Rahim Faleh, 50, struck three vehicles on Allen and Forest avenues as he fled police on March 30. The chase began after police received a report that Faleh was at the school of one of his children. Faleh, who’s been described as having mental health problems, was barred from contact with his children because he had been arrested in January for threatening to kill them.
According to a police report, Faleh’s eldest child and described Faleh as suffering from severe mental health problems and subjecting the children to abuse since they left Iraq six years earlier.
On Friday, Faleh was sentenced in Cumberland County Superior Court on five of the nine charges he faced in connection with chase. He had pleaded guilty to reckless conduct, two counts of failing to stop, remain or provide information, driving to endanger and disorderly conduct.
The combination of suspended and concurrent sentences handed down by Justice Thomas Warren leads to a total of nine months of incarceration and three years of probation.
The probation conditions bar him from contact with his two eldest children, who are 18 and 17 years old, and allows contact with the younger three as allowed by the Department of Health and Human Services – prohibitions that Assistant District Attorney Kate Tierney said the oldest children agreed to. Faleh will not be allowed to have alcohol, drugs or dangerous weapons, must undergo a substance abuse evaluation and counseling as needed and must get psychological counseling as required by his probation officer.
Charges of reckless conduct, eluding an officer, operating while license suspended or revoked and violating conditions of release were dismissed. Also dismissed were domestic violence terrorizing and domestic violence assault charges from January.
During the hearing, Faleh huddled with his lawyer and an Arabic interpreter and said little to the court directly.
J.P. DeGrinney, Faleh’s court-appointed lawyer, said he was explaining that the ban on contact with his children was not necessarily a permanent ban.

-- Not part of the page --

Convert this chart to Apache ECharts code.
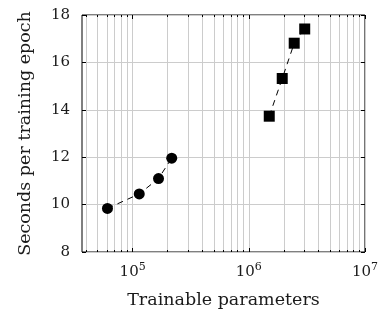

Warren noted that a court would not necessarily agree to a change to the probation conditions.
“I understand,” Faleh told the judge.
Faleh has some disagreements with the state about his children being in its custody and also about the facts of the January case. DeGrinney said after the hearing.
“He wants to reunify with them,” he said, “but he will obey the court order.”
In March, police responded to a report that Faleh was on the school grounds of one of his children. According to police, Faleh was driving on Allen Avenue and fled as they turned to approach him. Police said Faleh hit two moving cars and then a box truck, which rolled onto its side and went off the road. The truck driver and Faleh suffered minor injuries. A busy portion of Forest Avenue was closed for about four hours.